Now, it is not only that the liturgy prepares people for the work of evangelisation and empowers them to undertake a witness to Christ. The liturgy itself is a most important moment of evangelisation. The Rite of Marriage and the Order of Christian Funerals both encourage us to show special consideration to those who take part in liturgical celebrations or hear the gospel only on the occasion of a wedding/funeral, either because they are not Catholics, or because they are Catholics who rarely, if ever, take part in the Eucharist or seem to have lost their faith. Priests are ministers of Christ’s gospel to everyone (RM 9 and OCF 18).

The liturgy as a place for the new evangelisation is seen especially when the worshipping community comes into contact with the ‘outside’ world. Besides funerals and marriages, the sacraments of Christian initiation are often opportunities to engage with families who may only have a feeble connection with the life of the Church. Such contact also occurs when our liturgy is celebrated on civic occasions when politicians, the legal profession, or the defence forces might be present. Finally we can think of the great congregations at the annual festivals of Christmas and Easter. All these events offer a point at which people may enter the sacred mysteries with the faith community. The way we celebrate the liturgy needs to be accessible and to invite full, conscious and active participation.

Here I hope the bishops at the Synod will put the questions boldly. Does the liturgy undertake its function of evangelisation when its ministers are robed in lace, swathed in seven metres of scarlet silk and attended by page boys? Are we concerned about the new evangelisation when we keep refining small rules for the Church about celebrating an old use in Latin? Are we looking outwards to others when we eliminate from the liturgy those few religious names which everyone in the society recognises (Good Friday, for example, or Mary MacKillop)? Do we speak clearly to an alienated world when our new translation of the Roman Missal gives absolute priority to the structures and vocabulary of a dead language? Latin is our internal language which struggles to make meaning even for the initiated. An inward-looking liturgy will never realise its potential for an outward-directed evangelisation.

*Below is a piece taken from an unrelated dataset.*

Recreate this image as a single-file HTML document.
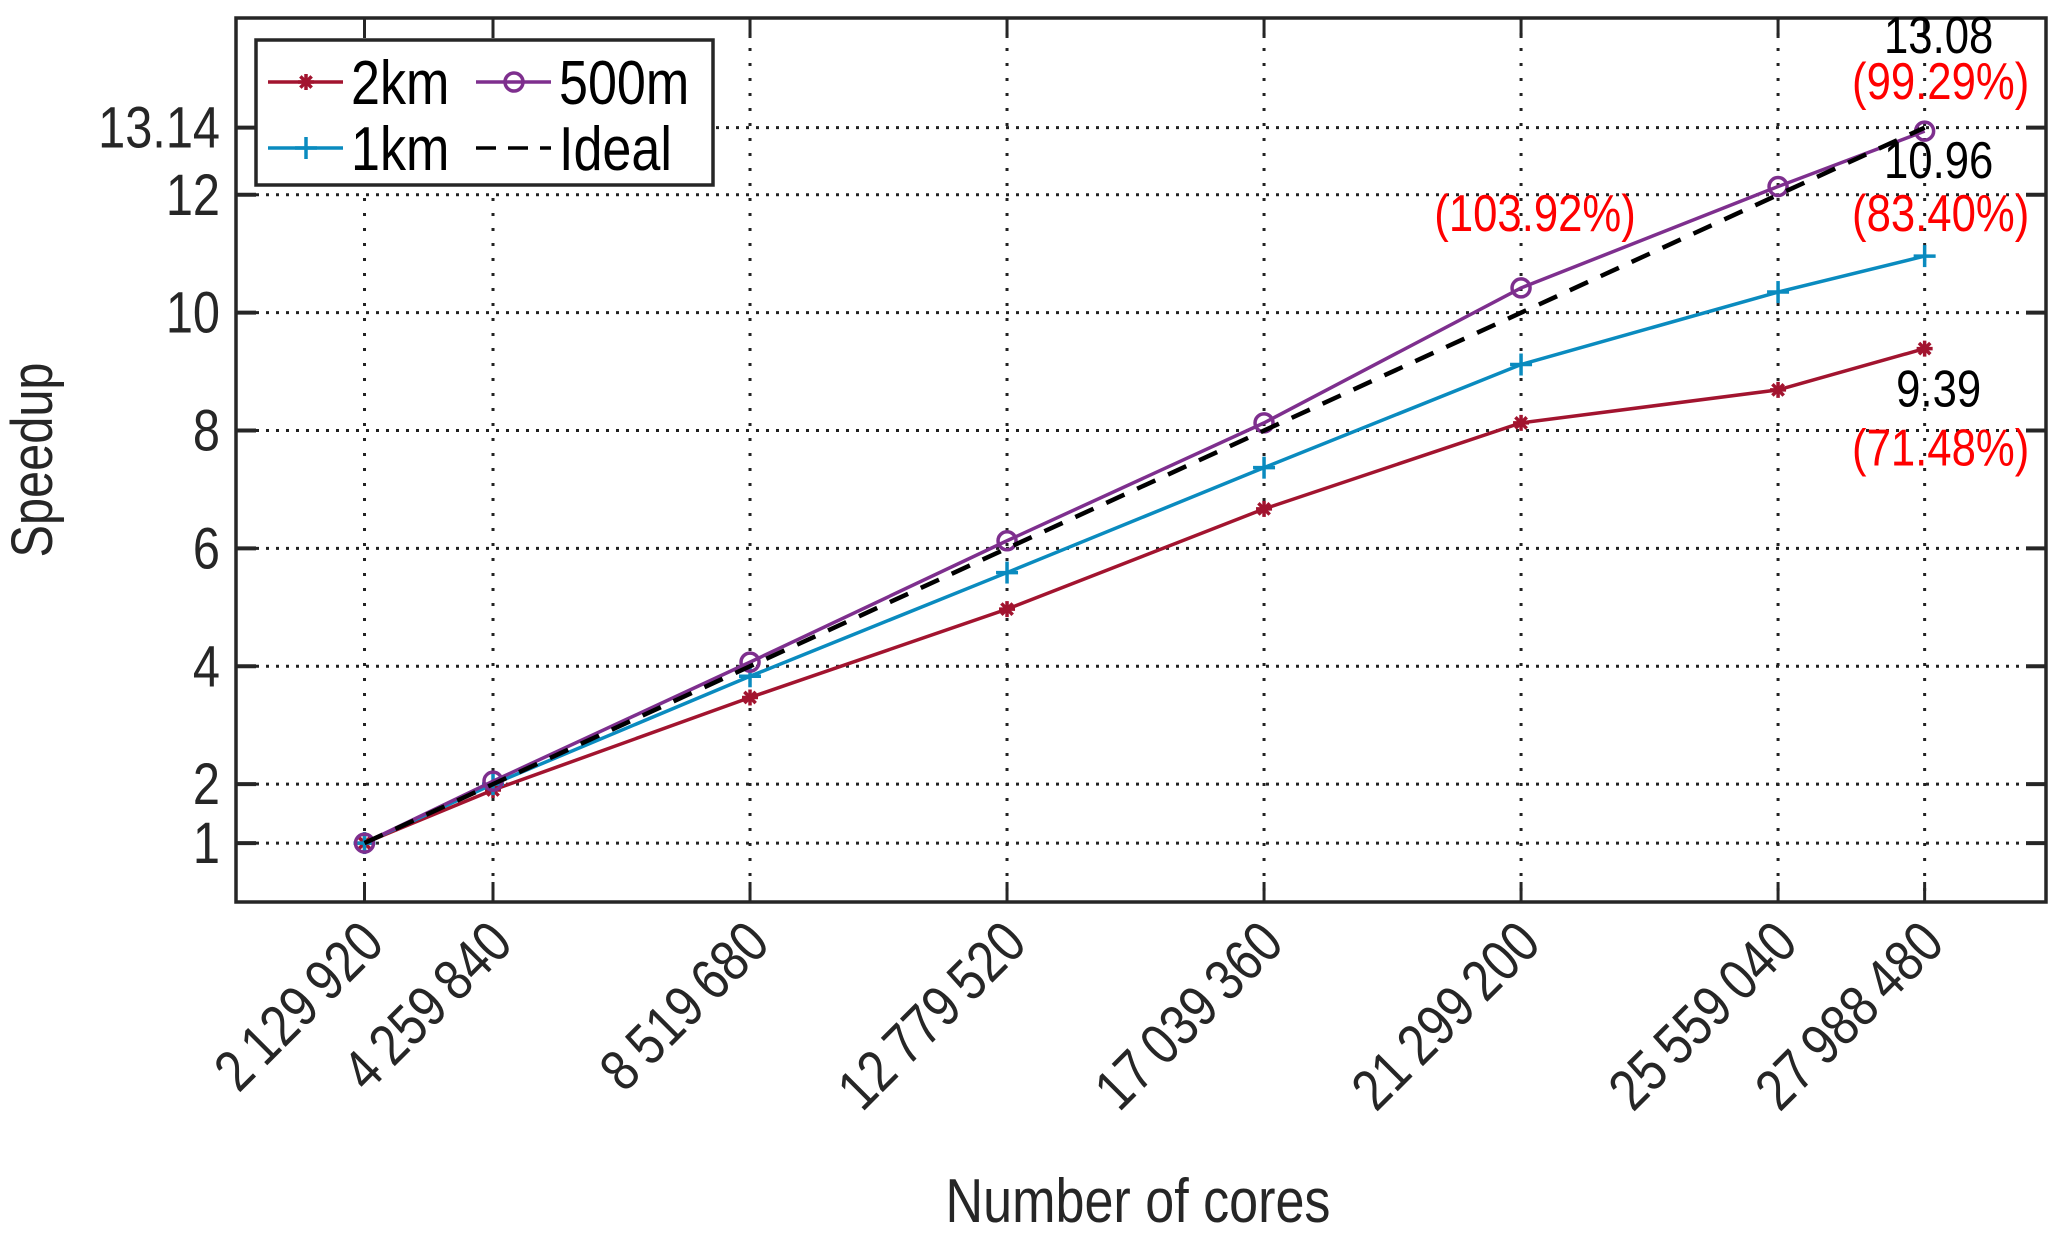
<!DOCTYPE html>
<html><head><meta charset="utf-8"><style>
html,body{margin:0;padding:0;background:#fff;}
svg{display:block;font-family:"Liberation Sans",Arial,sans-serif;}
</style></head><body>
<svg id="chart" width="2067" height="1242" viewBox="0 0 2067 1242" xmlns="http://www.w3.org/2000/svg"></svg>
<script>
const cores = [2129920, 4259840, 8519680, 12779520, 17039360, 21299200, 25559040, 27988480];
const tickLabels = ["2\u2009129\u2009920","4\u2009259\u2009840","8\u2009519\u2009680","12\u2009779\u2009520","17\u2009039\u2009360","21\u2009299\u2009200","25\u2009559\u2009040","27\u2009988\u2009480"];
const yTicks = [1, 2, 4, 6, 8, 10, 12, 13.14];
const speedup2km = [1, 1.9, 3.47, 4.97, 6.67, 8.13, 8.69, 9.39];
const speedup1km = [1, 2.0, 3.83, 5.59, 7.37, 9.12, 10.35, 10.96];
const speedup500m = [1, 2.05, 4.07, 6.13, 8.13, 10.42, 12.14, 13.08];
const speedupIdeal = [1, 2, 4, 6, 8, 10, 12, 13.14];
const annotations = [
  {i:7, v:13.08, text:"13.08", pct:"(99.29%)", dyT:-78, dyP:-32},
  {i:7, v:10.96, text:"10.96", pct:"(83.40%)", dyT:-78, dyP:-25},
  {i:5, v:10.42, text:"", pct:"(103.92%)", dyT:0, dyP:-57},
  {i:7, v:9.39, text:"9.39", pct:"(71.48%)", dyT:58, dyP:117}
];

const NS="http://www.w3.org/2000/svg";
const svg=document.getElementById('chart');
const L=236,R=2046,T=18,B=902;
const XMAX=30000000, YMAX=15;
const SX=0.84;
const xs=v=>L+(v/XMAX)*(R-L);
const ys=v=>B-(v/YMAX)*(B-T);
function el(tag,attrs,parent){const e=document.createElementNS(NS,tag);for(const k in attrs)e.setAttribute(k,attrs[k]);(parent||svg).appendChild(e);return e;}
function txt(x,y,s,size,anchor,fill,rot,parent){
  return el('text',{x:0,y:0,'text-anchor':anchor,'font-size':size,fill:fill,
    transform:`translate(${x} ${y}) rotate(${rot||0}) scale(${SX} 1)`},parent);
}

// grid
const grid=el('g',{});


yTicks.forEach(v=>{const l=el('line',{x1:L,x2:R,y1:ys(v),y2:ys(v),stroke:'#222','stroke-width':3,'stroke-dasharray':'3 7'},grid);

});
cores.forEach(v=>{const l=el('line',{x1:xs(v),x2:xs(v),y1:T,y2:B,stroke:'#222','stroke-width':3,'stroke-dasharray':'3 12'},grid);

});

// axes box
const box=el('rect',{x:L,y:T,width:R-L,height:B-T,fill:'none',stroke:'#262626','stroke-width':3.5});



// ticks and labels
yTicks.forEach(v=>{
  el('line',{x1:L,x2:L+20,y1:ys(v),y2:ys(v),stroke:'#262626','stroke-width':4});
  el('line',{x1:R,x2:R-20,y1:ys(v),y2:ys(v),stroke:'#262626','stroke-width':4});
  const t=txt(L-16,ys(v)+20,String(v),58,'end','#262626');
  t.textContent=String(v);
  
  
});
cores.forEach((v,i)=>{
  el('line',{x1:xs(v),x2:xs(v),y1:B,y2:B-20,stroke:'#262626','stroke-width':3});
  el('line',{x1:xs(v),x2:xs(v),y1:T,y2:T+20,stroke:'#262626','stroke-width':3});
  const t=txt(xs(v)+22,B+44,'',58,'end','#262626',-45);
  t.textContent=tickLabels[i];
  
  
});

const yt=txt(52,(T+B)/2,'',58,'middle','#262626',-90);
yt.textContent='Speedup';


const xt=txt(1138,1222,'',62,'middle','#262626',0);
xt.textContent='Number of cores';



// series
function star(g,x,y,c){for(let a=0;a<4;a++){const ang=a*Math.PI/4;el('line',{x1:x-8*Math.cos(ang),y1:y-8*Math.sin(ang),x2:x+8*Math.cos(ang),y2:y+8*Math.sin(ang),stroke:c,'stroke-width':3.5},g);}}
function plus(g,x,y,c){el('line',{x1:x-11,x2:x+11,y1:y,y2:y,stroke:c,'stroke-width':3.5},g);el('line',{x1:x,x2:x,y1:y-11,y2:y+11,stroke:c,'stroke-width':3.5},g);}
function circ(g,x,y,c){el('circle',{cx:x,cy:y,r:9,fill:'none',stroke:c,'stroke-width':3.5},g);}
function series(name,vals,color,marker,dash){
  const g=el('g',{});
  
  
  const pts=vals.map((v,i)=>xs(cores[i])+','+ys(v)).join(' ');
  const a={points:pts,fill:'none',stroke:color,'stroke-width':dash?4.5:3.5};
  if(dash)a['stroke-dasharray']='20 14';
  el('polyline',a,g);
  if(marker)vals.forEach((v,i)=>marker(g,xs(cores[i]),ys(v),color));
}
series('series-2km',speedup2km,'#a2142f',star);
series('series-1km',speedup1km,'#0a8bbf',plus);
series('series-500m',speedup500m,'#7e2f8e',circ);
series('series-ideal',speedupIdeal,'#000',null,true);

// annotations
annotations.forEach(a=>{
  const x=xs(cores[a.i]), y=ys(a.v);
  if(a.text){const t=txt(x+14,y+a.dyT,'',52,'middle','#000');
  t.textContent=a.text;
  
  }
  const p=txt(x+(a.i===5?14:16),y+a.dyP,'',52,'middle','#ff0000');
  p.textContent=a.pct;
  
  
});

// legend
const lg=el('g',{});


el('rect',{x:256,y:40,width:457,height:145,fill:'#fff',stroke:'#262626','stroke-width':3.5},lg);
const entries=[
 {n:'2km',c:'#a2142f',m:star,x:268,y:82},
 {n:'500m',c:'#7e2f8e',m:circ,x:476,y:82},
 {n:'1km',c:'#0a8bbf',m:plus,x:268,y:148},
 {n:'Ideal',c:'#000',m:null,x:476,y:148}
];
entries.forEach(e=>{
  const g=el('g',{},lg);
  
  
  const a={x1:e.x,x2:e.x+75,y1:e.y,y2:e.y,stroke:e.c,'stroke-width':3.5};
  if(!e.m)a['stroke-dasharray']='20 12';
  el('line',a,g);
  if(e.m)e.m(g,e.x+38,e.y,e.c);
  const t=txt(e.x+83,e.y+22,'',62,'start','#000',0,g);
  t.textContent=e.n;
});
</script>
</body></html>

I believe that the new evangelisation is fundamentally about finding a common language with which to enter into dialogue. Partners in a dialogue listen to one another and search together. It is an invitation to be open, open to discovering common ground. It is a subtle, flexible task which leaves ample scope for the mysterious work of conversion which only the Holy Spirit can bestow. The committed believer does not engage the unbeliever simply by talking louder.